I report here the problem: Let $X$ be a space which has a universal covering space. If $(X_1,p_1)$ is a covering space of $X$ and $(X_2,p_2)$ is a covering space of $X_1$, then $(X_2,p_1 \circ p_2)$ is a covering space of $X$.
We see easily that $p_1 \circ p_2$ are
continuous and surjective. Let $(\tilde X,r)$ be the universal covering space. By the theory we know that $\tilde X$ is also covering space of both $X_1$ and $X_2$, we call them $(\tilde X,r_1)$ and $(\tilde X,r_2)$
respectively. Thus, $(p_1 \circ p_2) \circ r_2=r$. Now, I have no idea how to procede. I know that, if $x \in X$ I have to find an elementary neighbourhood of $x$ and I suppose I can build it using elementary neighbourhoods of $x$ seen with the map $r$ and $p_1$ but I don't know how.
Best Answer
You have to use the universal property of the universal covering space.
Let $(X, x)$ be the base space, $p_1 \colon (X_1, x_1) \to (X, x)$ be the first covering map and $p_2 \colon (X_2, x_2) \to (X_1, x_1)$ be the second one. Also, let $u \colon (U, u) \to (X, x)$ be the universal covering map.
Then there exists a unique covering map $q_1 \colon (U, u) \to (X_1, x_1)$ such that $p_1 q_1 = u$, and there exists a unique covering map $q_2 \colon (U, u) \to (X_2, x_2)$ such that $p_2 q_2 = q_1$.

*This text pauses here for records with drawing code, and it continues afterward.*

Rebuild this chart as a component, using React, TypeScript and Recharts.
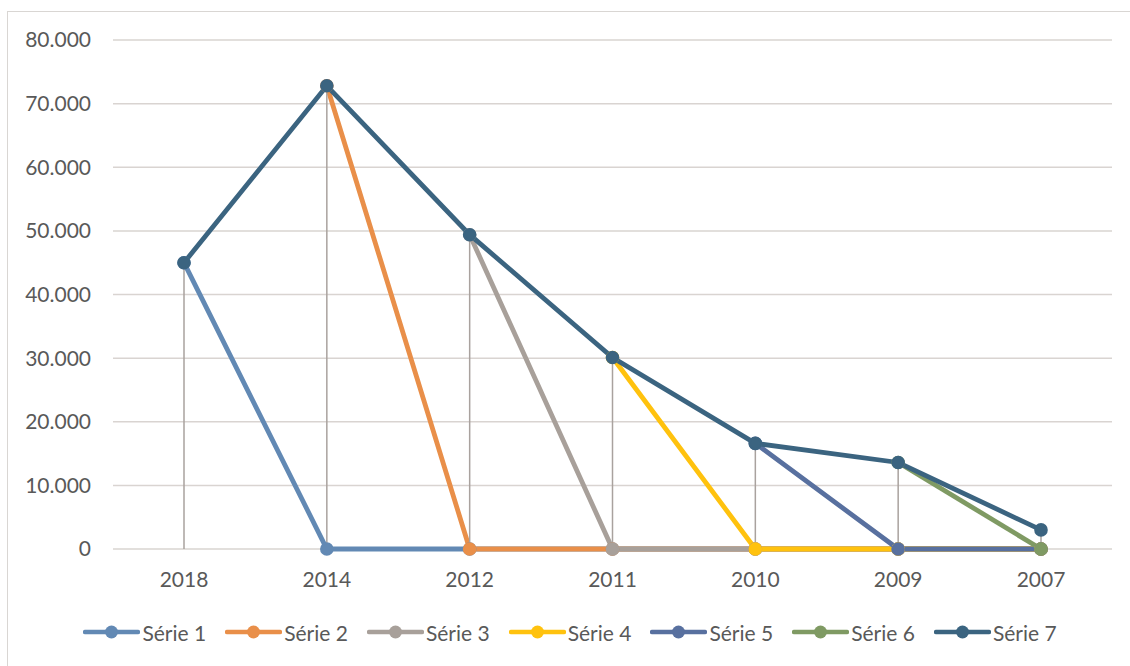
import { LineChart, Line, XAxis, YAxis, CartesianGrid, Legend, ReferenceLine } from 'recharts';

// categories along the x axis (newest first)
const years = ['2018', '2014', '2012', '2011', '2010', '2009', '2007'];

// each step series peaks at its year then falls to zero
const serie1 = [45000, 0, 0, 0, 0, 0, 0];
const serie2 = [null, 72800, 0, 0, 0, 0, 0];
const serie3 = [null, null, 49400, 0, 0, 0, 0];
const serie4 = [null, null, null, 30100, 0, 0, 0];
const serie5 = [null, null, null, null, 16600, 0, 0];
const serie6 = [null, null, null, null, null, 13600, 0];
const serie7 = [45000, 72800, 49400, 30100, 16600, 13600, 3000];

const yTicks = [0, 10000, 20000, 30000, 40000, 50000, 60000, 70000, 80000];

const seriesNames = ['Série 1', 'Série 2', 'Série 3', 'Série 4', 'Série 5', 'Série 6', 'Série 7'];
const seriesValues = [serie1, serie2, serie3, serie4, serie5, serie6, serie7];
const seriesColors = ['#6289B4', '#E98F49', '#A8A09A', '#FFC20E', '#58709F', '#7F9A63', '#3B6480'];

const data = years.map((year, i) => {
  const row: Record<string, string | number | null> = { year };
  seriesValues.forEach((vals, s) => {
    row[`s${s + 1}`] = vals[i];
  });
  // top of the drop line at this year
  row.top = Math.max(...seriesValues.map((vals) => vals[i] ?? 0));
  return row;
});

const FONT = 'Lato, "Open Sans", sans-serif';
const TEXT = '#595959';
const GRID = '#D9D4D1';

const formatThousands = (v: number) => String(v).replace(/\B(?=(\d{3})+(?!\d))/g, '.');

const LegendIcon = ({ color }: { color: string }) => (
  <svg width={57} height={16} style={{ display: 'block' }}>
    <line x1={2} y1={8} x2={55} y2={8} stroke={color} strokeWidth={4.5} strokeLinecap="round" />
    <circle cx={28.5} cy={8} r={6.5} fill={color} />
  </svg>
);

const renderLegend = () => (
  <div
    style={{
      display: 'flex',
      justifyContent: 'center',
      alignItems: 'center',
      height: 40,
      fontFamily: FONT,
      fontSize: 21,
      color: TEXT,
    }}
  >
    {seriesNames.map((name, i) => (
      <div key={name} style={{ display: 'flex', alignItems: 'center', marginRight: i < seriesNames.length - 1 ? 19 : 0 }}>
        <LegendIcon color={seriesColors[i]} />
        <span style={{ marginLeft: 2 }}>{name}</span>
      </div>
    ))}
  </div>
);

export default function App() {
  return (
    <div
      style={{
        position: 'absolute',
        left: 7,
        top: 11,
        width: 1130,
        height: 660,
        border: '1px solid #D9D6D3',
        background: '#fff',
      }}
    >
      <LineChart
        width={1122}
        height={650}
        data={data}
        margin={{ top: 28, right: 18, bottom: 10, left: 0 }}
      >
        <CartesianGrid vertical={false} stroke={GRID} strokeWidth={1.5} />
        <XAxis
          dataKey="year"
          padding={{ left: 71, right: 71 }}
          axisLine={false}
          tickLine={false}
          tickSize={0}
          tickMargin={23}
          height={63}
          tick={{ fill: TEXT, fontSize: 21, fontFamily: FONT }}
        />
        <YAxis
          domain={[0, 80000]}
          ticks={yTicks}
          width={105}
          axisLine={false}
          tickLine={false}
          tickSize={0}
          tickMargin={22}
          tickFormatter={formatThousands}
          tick={{ fill: TEXT, fontSize: 21, fontFamily: FONT }}
        />
        {seriesNames.map((name, i) => (
          <Line
            key={name}
            name={name}
            dataKey={`s${i + 1}`}
            stroke={seriesColors[i]}
            strokeWidth={4.8}
            dot={{ r: 5.8, fill: seriesColors[i], stroke: seriesColors[i], strokeWidth: 2 }}
            activeDot={false}
            isAnimationActive={false}
          />
        ))}
        {data.map((row) => (
          <ReferenceLine
            key={`drop-${row.year}`}
            segment={[
              { x: row.year as string, y: 0 },
              { x: row.year as string, y: row.top as number },
            ]}
            stroke="#A9A29E"
            strokeWidth={1.5}
          />
        ))}
        <Legend
          verticalAlign="bottom"
          content={renderLegend}
          wrapperStyle={{ height: 40, width: 1122, left: 1 }}
        />
      </LineChart>
    </div>
  );
}
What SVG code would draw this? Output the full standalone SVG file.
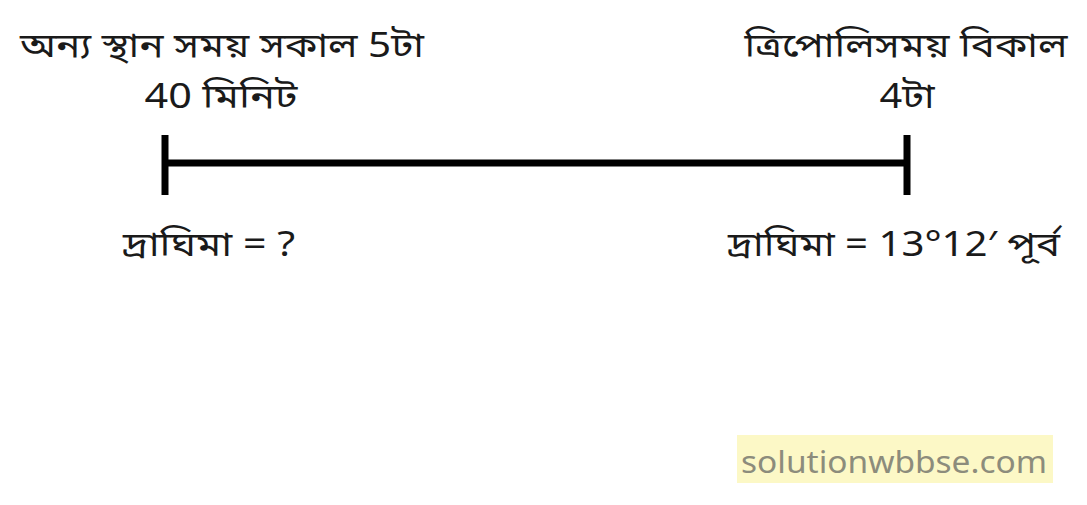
<svg xmlns="http://www.w3.org/2000/svg" width="1087" height="505" viewBox="0 0 1087 505">
<style>
.t{font-family:"Noto Sans","Noto Sans Bengali","Lohit Bengali","FreeSans",sans-serif;font-size:34px;fill:#1a1a1a}
.c{text-anchor:middle}
.bar{stroke:#000;stroke-width:7;fill:none}
.wm{font-family:"Noto Sans","Open Sans",sans-serif;font-size:31px;fill:#8c8c7c}
</style>
<rect width="1087" height="505" fill="#fff"/>
<g id="connectors">
<line class="bar" x1="165" y1="163" x2="907" y2="163"/>
<line class="bar" x1="165" y1="135" x2="165" y2="195"/>
<line class="bar" x1="907" y1="135" x2="907" y2="195"/>
</g>
<g id="left-node">
<text class="t c" x="222" y="57" textLength="404" lengthAdjust="spacingAndGlyphs">অন্য স্থান সময় সকাল 5টা</text>
<text class="t c" x="221" y="108" textLength="153" lengthAdjust="spacingAndGlyphs">40 মিনিট</text>
<text class="t c" x="209" y="256" textLength="172" lengthAdjust="spacingAndGlyphs">দ্রাঘিমা = ?</text>
</g>
<g id="right-node">
<text class="t c" x="906" y="57" textLength="323" lengthAdjust="spacingAndGlyphs">ত্রিপোলিসময় বিকাল</text>
<text class="t c" x="907" y="108" textLength="55" lengthAdjust="spacingAndGlyphs">4টা</text>
<text class="t c" x="894" y="256" textLength="332" lengthAdjust="spacingAndGlyphs">দ্রাঘিমা = 13°12′ পূর্ব</text>
</g>
<g id="watermark">
<rect x="737" y="435" width="316" height="48" fill="#fcf8c6"/>
<text class="wm c" x="894" y="473" textLength="306" lengthAdjust="spacingAndGlyphs">solutionwbbse.com</text>
</g>
</svg>
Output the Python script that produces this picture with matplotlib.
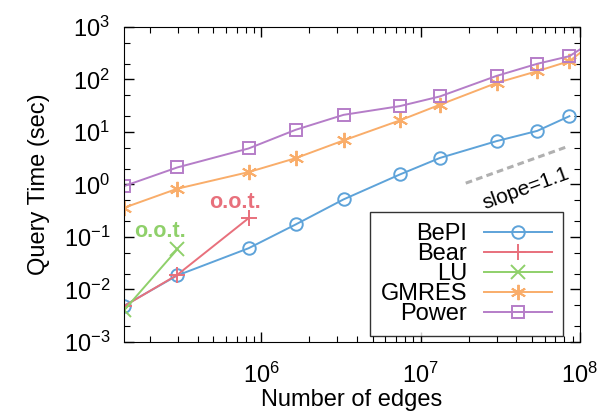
import numpy as np
import matplotlib
matplotlib.use("Agg")
import matplotlib.pyplot as plt
from matplotlib.ticker import LogLocator, NullFormatter

plt.rcParams['font.family'] = ['Liberation Sans', 'DejaVu Sans']
plt.rcParams['mathtext.default'] = 'regular'

# number of edges per dataset (last point lies just beyond the axis)
edges = [1.37e5, 2.96e5, 8.3e5, 1.64e6, 3.28e6, 7.4e6, 1.32e7, 3.0e7, 5.4e7, 8.6e7, 1.5e8]

bepi = [0.0049, 0.0185, 0.061, 0.173, 0.52, 1.55, 3.2, 6.7, 10.5, 20.0]
bear = [0.0048, 0.019, 0.228]
lu = [0.004, 0.058]
gmres = [0.36, 0.83, 1.72, 3.17, 6.9, 16.6, 33.0, 86.0, 144, 224, 820]
power = [0.93, 2.11, 4.85, 11.0, 21.2, 31.1, 47.5, 117, 199, 278, 820]

slope_x = [1.92e7, 8.4e7]
slope_y = [1.06, 5.3]

c_bepi = '#5ea3d9'
c_bear = '#e8707c'
c_lu = '#8fd06a'
c_gmres = '#f9ad6a'
c_power = '#b57dc8'

fig = plt.figure(figsize=(6.03, 4.19), dpi=100)
ax = fig.add_axes([0.2056, 0.1838, 0.756, 0.7518])

kw = dict(lw=1.4, ms=9, mew=1.4, fillstyle='none')
ax.plot(edges[:len(bepi)], bepi, color=c_bepi, marker='o', label='BePI', **kw)
ax.plot(edges[:len(bear)], bear, color=c_bear, marker='+', label='Bear', **dict(kw, ms=12))
ax.plot(edges[:len(lu)], lu, color=c_lu, marker='x', label='LU', **dict(kw, ms=10))
ax.plot(edges[:len(gmres)], gmres, color=c_gmres, marker=(6, 2, 0), label='GMRES', **dict(kw, ms=11))
ax.plot(edges[:len(power)], power, color=c_power, marker='s', label='Power', **kw)

# reference slope line
ax.plot(slope_x, slope_y, color='#b0b0b0', lw=2.2, ls=(0, (2.2, 1.4)))
ax.text(4.6e7, 0.82, 'slope=1.1', fontsize=15, rotation=20, ha='center', va='center')

ax.text(6.85e5, 0.46, 'o.o.t.', color=c_bear, fontsize=15.5, fontweight='bold', ha='center', va='center')
ax.text(2.32e5, 0.129, 'o.o.t.', color=c_lu, fontsize=15.5, fontweight='bold', ha='center', va='center')

ax.set_xscale('log')
ax.set_yscale('log')
ax.set_xlim(1.37e5, 1e8)
ax.set_ylim(1e-3, 1e3)
ax.set_xticks([1e6, 1e7, 1e8])
ax.set_yticks([1e-3, 1e-2, 1e-1, 1, 1e1, 1e2, 1e3])
ax.xaxis.set_minor_locator(LogLocator(base=10, subs=np.arange(2, 10), numticks=20))
ax.yaxis.set_minor_locator(LogLocator(base=10, subs=(2, 5), numticks=20))
ax.xaxis.set_minor_formatter(NullFormatter())
ax.yaxis.set_minor_formatter(NullFormatter())
ax.tick_params(which='both', direction='in', top=True, right=True, labelsize=17)
ax.tick_params(which='major', length=7, width=1)
ax.tick_params(which='minor', length=4, width=0.8)
ax.tick_params(axis='x', pad=15)
ax.tick_params(axis='y', pad=10)

ax.set_xlabel('Number of edges', fontsize=17, labelpad=1)
ax.set_ylabel('Query Time (sec)', fontsize=17, labelpad=10)

leg = ax.legend(loc='lower right', bbox_to_anchor=(0.963, 0.019), borderaxespad=0,
                markerfirst=False, fancybox=False, edgecolor='black', fontsize=17,
                handlelength=2.9, labelspacing=-0.08, borderpad=0.45, handletextpad=0.7)
leg.get_frame().set_linewidth(1)

fig.savefig('out.png', dpi=100)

This means that $u = (p_1 p_2) q_2$, $u$ and $q_2$ are covering maps, hence $p_1 p_2$ is a covering map by the following:
Lemma (Topology - Munkres, 80.2) Assume that your spaces are path connected and locally path connected. Let $f = gh$ be continuous maps, and assume that $f$ is a covering map. Then $g$ is a covering map if and only if $h$ is a covering map.